Ma è un interrogatorio?

Se non sbaglio lei è laureato in legge... saprà come difendersi.

(Ride)

Insomma, possiamo dire che il corto è stato visto da moltissima gente

Sì, molto di più di quanto accada solitamente.

E Pupi Avati l'ha visto?

Certo. Anzi è stato l'unico regista cui l'ho consegnato "brevi manu". Anzi per la precisione sono andato alla DueA [la società di produzione di Avati NDR] con Carlo Delle Piane che, visti i tanti film realizzati assieme, ha un grande legame affettivo con Pupi. Il giorno dopo Pupi e il fratello Antonio (che è il produttore dei suoi lavori) ci hanno telefonato per complimentarsi.
Tra l'altro leggendo qualche mese dopo un'intervista su “Il Tempo”, ho appreso che Pupi aveva definito l'interpretazione di Delle Piane in “Ogni Giorno” come la migliore di sempre.

Se Pupi Avati dunque aveva visto il suo corto, è quantomeno una strana coincidenza che abbia deciso di fare (proprio lui) un film sull'Alzheimer, considerando che, pur essendo un tema importante, in Europa non se n'era occupato praticamente mai nessun regista. C'ha pensato?

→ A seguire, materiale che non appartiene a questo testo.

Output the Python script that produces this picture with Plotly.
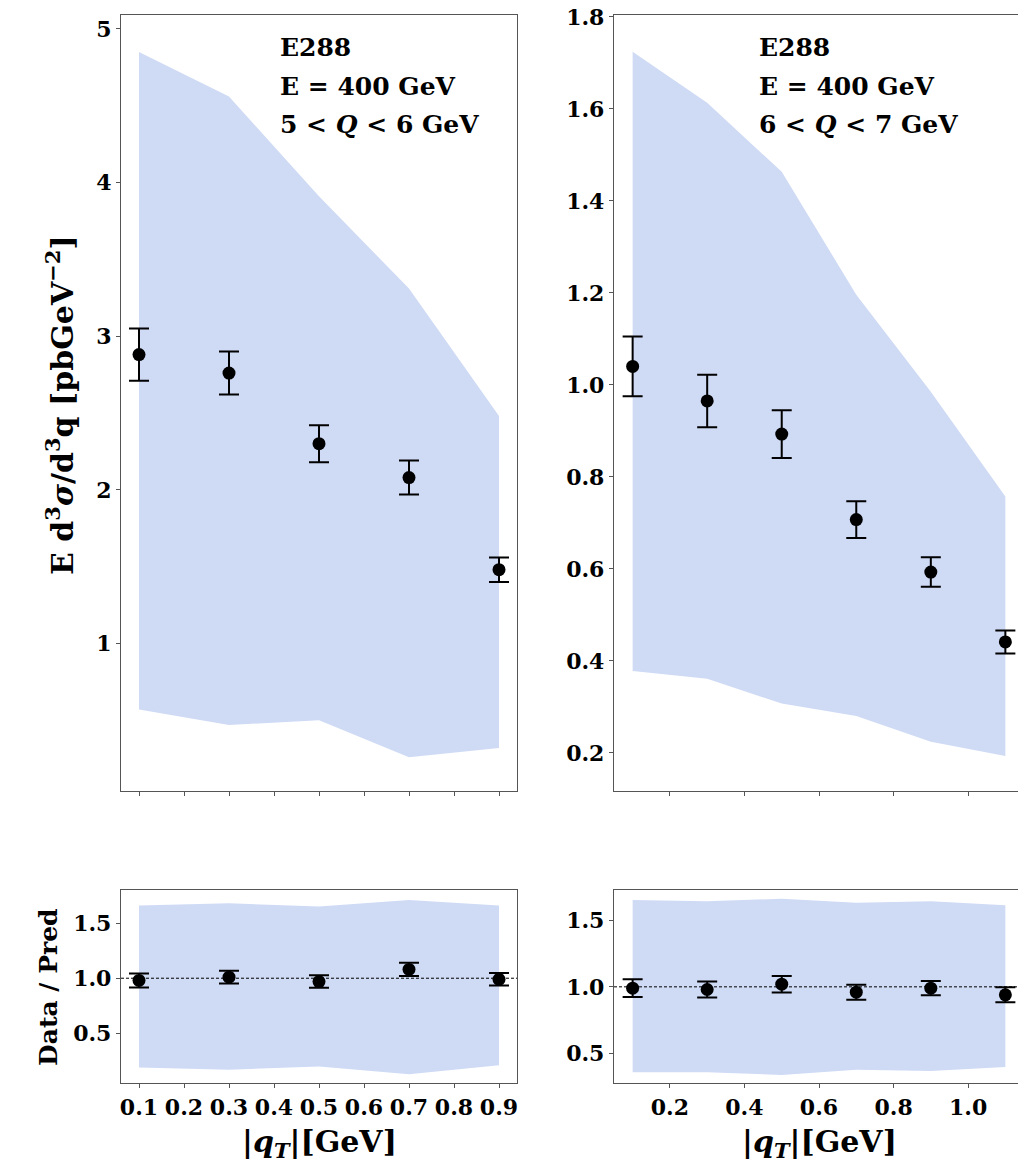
import plotly.graph_objects as go
from plotly.subplots import make_subplots

# ---------------- data ----------------
qT_a = [0.1, 0.3, 0.5, 0.7, 0.9]
xsec_a = [2.88, 2.76, 2.30, 2.08, 1.48]
xsec_err_a = [0.17, 0.14, 0.12, 0.11, 0.08]
band_lo_a = [0.57, 0.47, 0.50, 0.26, 0.32]
band_hi_a = [4.85, 4.56, 3.91, 3.31, 2.48]
ratio_a = [0.98, 1.01, 0.97, 1.08, 0.99]
ratio_err_a = [0.063, 0.057, 0.057, 0.060, 0.057]
ratio_lo_a = [0.19, 0.17, 0.20, 0.13, 0.21]
ratio_hi_a = [1.66, 1.68, 1.65, 1.71, 1.66]

qT_b = [0.1, 0.3, 0.5, 0.7, 0.9, 1.1]
xsec_b = [1.04, 0.965, 0.893, 0.707, 0.593, 0.441]
xsec_err_b = [0.065, 0.057, 0.052, 0.040, 0.032, 0.025]
band_lo_b = [0.378, 0.361, 0.307, 0.280, 0.224, 0.193]
band_hi_b = [1.724, 1.613, 1.463, 1.196, 0.985, 0.757]
ratio_b = [0.99, 0.98, 1.02, 0.96, 0.99, 0.94]
ratio_err_b = [0.067, 0.060, 0.062, 0.056, 0.053, 0.056]
ratio_lo_b = [0.36, 0.36, 0.34, 0.38, 0.37, 0.40]
ratio_hi_b = [1.65, 1.64, 1.66, 1.63, 1.64, 1.61]

labels_a = ["E288", "E = 400 GeV", "5 < <i>Q</i> < 6 GeV"]
labels_b = ["E288", "E = 400 GeV", "6 < <i>Q</i> < 7 GeV"]

xticks_a = [0.1, 0.2, 0.3, 0.4, 0.5, 0.6, 0.7, 0.8, 0.9]
xticks_b = [0.2, 0.4, 0.6, 0.8, 1.0]
yticks_top_a = [1, 2, 3, 4, 5]
yticks_top_b = [0.2, 0.4, 0.6, 0.8, 1.0, 1.2, 1.4, 1.6, 1.8]
yticks_ratio = [0.5, 1.0, 1.5]

# ---------------- style ----------------
BAND = "rgb(207,219,245)"
FONT = "DejaVu Serif"
PAGE_W, PAGE_H = 1026, 1168
OFF = 8  # default page body margin
W, H = PAGE_W - OFF, PAGE_H - OFF

fig = make_subplots(rows=2, cols=2)


def add_panel(row, col, x, y, yerr, lo, hi, cap):
    fig.add_trace(go.Scatter(x=x, y=lo, mode="lines", line=dict(width=0, color=BAND),
                             showlegend=False, hoverinfo="skip"), row=row, col=col)
    fig.add_trace(go.Scatter(x=x, y=hi, mode="lines", line=dict(width=0, color=BAND),
                             fill="tonexty", fillcolor=BAND, showlegend=False,
                             hoverinfo="skip"), row=row, col=col)
    fig.add_trace(go.Scatter(x=x, y=y, mode="markers",
                             marker=dict(color="black", size=13),
                             error_y=dict(type="data", array=yerr, color="black",
                                          thickness=2, width=cap),
                             showlegend=False), row=row, col=col)


add_panel(1, 1, qT_a, xsec_a, xsec_err_a, band_lo_a, band_hi_a, 10)
add_panel(1, 2, qT_b, xsec_b, xsec_err_b, band_lo_b, band_hi_b, 10)
add_panel(2, 1, qT_a, ratio_a, ratio_err_a, ratio_lo_a, ratio_hi_a, 10)
add_panel(2, 2, qT_b, ratio_b, ratio_err_b, ratio_lo_b, ratio_hi_b, 10)

fig.add_hline(y=1.0, line=dict(color="black", width=1, dash="3px,2px"), row=2, col=1)
fig.add_hline(y=1.0, line=dict(color="black", width=1, dash="3px,2px"), row=2, col=2)


def px_x(p):
    return (p - OFF) / W


def px_y(p):
    return 1 - (p - OFF) / H


tickfont = dict(family=FONT, size=22, color="black", weight="bold")
axis_common = dict(showline=True, mirror=True, linecolor="#555", linewidth=1.3,
                   ticks="outside", ticklen=4, tickcolor="#555", tickwidth=1,
                   showgrid=False, zeroline=False, tickfont=tickfont, tickangle=0,
                   automargin=False)

dom_xa = [px_x(121), px_x(517)]
dom_xb = [px_x(614), px_x(1024)]
dom_top = [px_y(791), px_y(15)]
dom_bot = [px_y(1083), px_y(890)]

fig.update_layout(
    template="none",
    xaxis=dict(domain=dom_xa, range=[0.06, 0.94], tickvals=xticks_a,
               showticklabels=False, **axis_common),
    xaxis2=dict(domain=dom_xb, range=[0.05, 1.15], tickvals=xticks_b,
                showticklabels=False, **axis_common),
    xaxis3=dict(domain=dom_xa, range=[0.06, 0.94], tickvals=xticks_a,
                ticktext=[f"{v:.1f}" for v in xticks_a], **axis_common),
    xaxis4=dict(domain=dom_xb, range=[0.05, 1.15], tickvals=xticks_b,
                ticktext=[f"{v:.1f}" for v in xticks_b], **axis_common),
    yaxis=dict(domain=dom_top, range=[0.04, 5.09], tickvals=yticks_top_a,
               ticktext=[str(v) for v in yticks_top_a], **axis_common),
    yaxis2=dict(domain=dom_top, range=[0.117, 1.804], tickvals=yticks_top_b,
                ticktext=[f"{v:.1f}" for v in yticks_top_b], **axis_common),
    yaxis3=dict(domain=dom_bot, range=[0.05, 1.80], tickvals=yticks_ratio,
                ticktext=[f"{v:.1f}" for v in yticks_ratio], **axis_common),
    yaxis4=dict(domain=dom_bot, range=[0.28, 1.725], tickvals=yticks_ratio,
                ticktext=[f"{v:.1f}" for v in yticks_ratio], **axis_common),
    width=W, height=H,
    margin=dict(l=0, r=0, t=0, b=0, pad=0),
    paper_bgcolor="white", plot_bgcolor="white",
    showlegend=False,
)

ann_font = dict(family=FONT, size=25, color="black", weight="bold")
anns = []
for i, t in enumerate(labels_a):
    anns.append(dict(text=t, x=px_x(278), y=px_y(48 + 38.5 * i), xref="paper", yref="paper",
                     xanchor="left", yanchor="middle", showarrow=False, font=ann_font))
for i, t in enumerate(labels_b):
    anns.append(dict(text=t, x=px_x(757), y=px_y(48 + 38.5 * i), xref="paper", yref="paper",
                     xanchor="left", yanchor="middle", showarrow=False, font=ann_font))

# axis titles
anns.append(dict(text="E d<sup>3</sup><i>σ</i>/d<sup>3</sup>q [pbGeV<sup>−2</sup>]",
                 x=px_x(60), y=px_y(405), xref="paper", yref="paper",
                 xanchor="center", yanchor="middle", textangle=-90, showarrow=False,
                 font=dict(family=FONT, size=30, color="black", weight="bold")))
anns.append(dict(text="Data / Pred", x=px_x(48), y=px_y(987), xref="paper", yref="paper",
                 xanchor="center", yanchor="middle", textangle=-90, showarrow=False,
                 font=dict(family=FONT, size=25, color="black", weight="bold")))
for cx in (319, 819):
    anns.append(dict(text="|<i>q<sub>T</sub></i>|[GeV]", x=px_x(cx), y=px_y(1143),
                     xref="paper", yref="paper", xanchor="center", yanchor="middle",
                     showarrow=False,
                     font=dict(family=FONT, size=30, color="black", weight="bold")))

fig.update_layout(annotations=anns)

fig.write_html("out.html")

Certamente. Ed anche non fosse stato un ragionamento spontaneo, di sicuro me l'hanno suggerito in molti nelle ultime settimane. Amici ma soprattutto giornalisti che cercavano di accendere una sciocca polemica.

Comprensibile, forse. Quante possibilità c'erano che a pensare di parlare di Amore ed Alzheimer fosse proprio il regista cui lei aveva consegnato la copia del corto un anno fa?

Nessuna credo. Infatti sono convinto che quel lavoro abbia in qualche modo stimolato la curiosità di Pupi per questa terribile malattia. D'altronde dopo l'uscita ci siamo scambiati delle email in cui lui stesso mi ha confermato questa impressione.

Però di questo non c'è traccia nelle interviste di Avati

Chiedetelo a lui. Forse questo è l'unico appunto che posso muovergli.

Quanto simili sono i due film?

Tantissimo in partenza, pochissimo nello svolgimento. In tutti e due la malattia viene esaminata nel rapporto di coppia: in entrambi è il marito ad essere affetto dall'Alzheimer. In entrambi la moglie è alla ricerca di un modo, una strada, per comunicare con lui. Fin qui ci sono punti di contatto; poi, però, abbiamo scelto due modi molti diversi per proseguire.
Tutte le altre analogie sono certamente dovute alla malattia che ha sintomi e sviluppi che inevitabilmente finiscono con caratterizzare la storia in un certo modo.

Pupi Avati dice di aver trattato l'Alzheimer non in chiave dolorosa... perché, alla fine, sulla patologia del protagonista, prevale la grandissima storia d’amore che lui riesce a rinsaldare con la moglie.
Lei, Felli, aveva dichiarato due anni prima: “Il film non intende dipingere i toni più drammatici del problema […] nello scrivere la sceneggiatura, infatti, ho badato a non perdere l’equilibrio, in bilico tra la necessità di non camuffare la realtà della malattia e la voglia di raccontare una storia d’amore così forte da andare oltre la memoria”.
Altra coincidenza?

Sicuramente. E poi ribadisco: se un regista tanto famoso quale è Avati si fosse davvero ispirato al mio corto o alle mie dichiarazioni, ciò non potrebbe certo causarmi dei fastidi o delle gelosie, ma piuttosto mi confermerebbe la qualità del lavoro fin qui realizzato.